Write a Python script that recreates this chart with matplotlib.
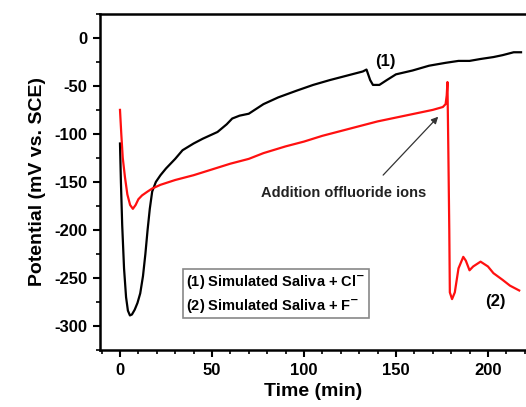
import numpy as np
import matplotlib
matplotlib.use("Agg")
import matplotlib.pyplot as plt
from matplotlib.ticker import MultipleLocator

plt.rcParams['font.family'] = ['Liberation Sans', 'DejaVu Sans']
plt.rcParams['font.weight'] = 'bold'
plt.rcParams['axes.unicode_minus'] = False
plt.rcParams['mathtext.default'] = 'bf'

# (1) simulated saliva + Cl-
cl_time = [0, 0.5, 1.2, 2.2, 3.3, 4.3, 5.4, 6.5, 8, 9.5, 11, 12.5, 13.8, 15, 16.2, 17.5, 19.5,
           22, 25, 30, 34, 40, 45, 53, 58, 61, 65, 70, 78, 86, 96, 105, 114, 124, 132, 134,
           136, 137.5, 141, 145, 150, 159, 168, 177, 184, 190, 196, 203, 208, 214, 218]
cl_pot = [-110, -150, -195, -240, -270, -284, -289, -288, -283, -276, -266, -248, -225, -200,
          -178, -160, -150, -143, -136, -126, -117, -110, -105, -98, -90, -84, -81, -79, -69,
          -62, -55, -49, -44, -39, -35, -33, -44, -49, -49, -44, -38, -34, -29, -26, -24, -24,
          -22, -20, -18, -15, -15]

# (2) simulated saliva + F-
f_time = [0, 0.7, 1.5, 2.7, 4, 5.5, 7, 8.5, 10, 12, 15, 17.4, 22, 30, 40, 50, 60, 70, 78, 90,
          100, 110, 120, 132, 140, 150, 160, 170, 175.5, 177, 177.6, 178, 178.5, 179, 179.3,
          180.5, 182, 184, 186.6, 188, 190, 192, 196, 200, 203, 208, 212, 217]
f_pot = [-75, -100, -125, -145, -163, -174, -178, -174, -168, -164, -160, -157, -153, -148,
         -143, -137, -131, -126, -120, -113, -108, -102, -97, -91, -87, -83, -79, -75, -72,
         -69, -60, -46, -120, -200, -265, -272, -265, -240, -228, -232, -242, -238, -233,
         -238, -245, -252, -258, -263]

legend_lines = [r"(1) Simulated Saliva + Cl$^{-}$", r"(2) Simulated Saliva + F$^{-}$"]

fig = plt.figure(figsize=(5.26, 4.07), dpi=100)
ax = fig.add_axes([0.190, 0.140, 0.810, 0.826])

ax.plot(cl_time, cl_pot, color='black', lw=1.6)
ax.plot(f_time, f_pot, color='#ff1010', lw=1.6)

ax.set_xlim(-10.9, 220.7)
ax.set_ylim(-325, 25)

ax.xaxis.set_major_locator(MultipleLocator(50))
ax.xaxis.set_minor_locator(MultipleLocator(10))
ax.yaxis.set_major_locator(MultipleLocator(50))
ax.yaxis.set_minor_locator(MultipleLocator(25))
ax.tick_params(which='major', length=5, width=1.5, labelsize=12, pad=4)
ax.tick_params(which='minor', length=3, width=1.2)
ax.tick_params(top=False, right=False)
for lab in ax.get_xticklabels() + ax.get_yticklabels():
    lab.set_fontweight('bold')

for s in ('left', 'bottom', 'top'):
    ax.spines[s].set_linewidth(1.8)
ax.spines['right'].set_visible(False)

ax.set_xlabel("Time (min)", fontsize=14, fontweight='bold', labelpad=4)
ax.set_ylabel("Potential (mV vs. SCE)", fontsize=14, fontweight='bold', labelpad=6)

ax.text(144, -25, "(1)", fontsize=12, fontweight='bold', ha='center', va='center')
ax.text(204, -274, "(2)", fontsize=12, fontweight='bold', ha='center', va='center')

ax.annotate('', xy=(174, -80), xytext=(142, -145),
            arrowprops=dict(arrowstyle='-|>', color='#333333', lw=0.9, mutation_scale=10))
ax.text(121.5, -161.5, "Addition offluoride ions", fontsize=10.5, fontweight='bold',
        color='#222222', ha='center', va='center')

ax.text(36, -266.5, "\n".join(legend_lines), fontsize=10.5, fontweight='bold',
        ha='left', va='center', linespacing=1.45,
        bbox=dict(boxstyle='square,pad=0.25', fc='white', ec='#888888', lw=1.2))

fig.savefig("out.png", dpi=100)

Objective: Reproduce exactly the run of lines that opens the listing and closes with the line holding "plt.rcParams['mathtext.default'] = 'bf'". Pictures are excluded.

Written response:
Write a Python script that recreates this chart with matplotlib.
import numpy as np
import matplotlib
matplotlib.use("Agg")
import matplotlib.pyplot as plt
from matplotlib.ticker import MultipleLocator

plt.rcParams['font.family'] = ['Liberation Sans', 'DejaVu Sans']
plt.rcParams['font.weight'] = 'bold'
plt.rcParams['axes.unicode_minus'] = False
plt.rcParams['mathtext.default'] = 'bf'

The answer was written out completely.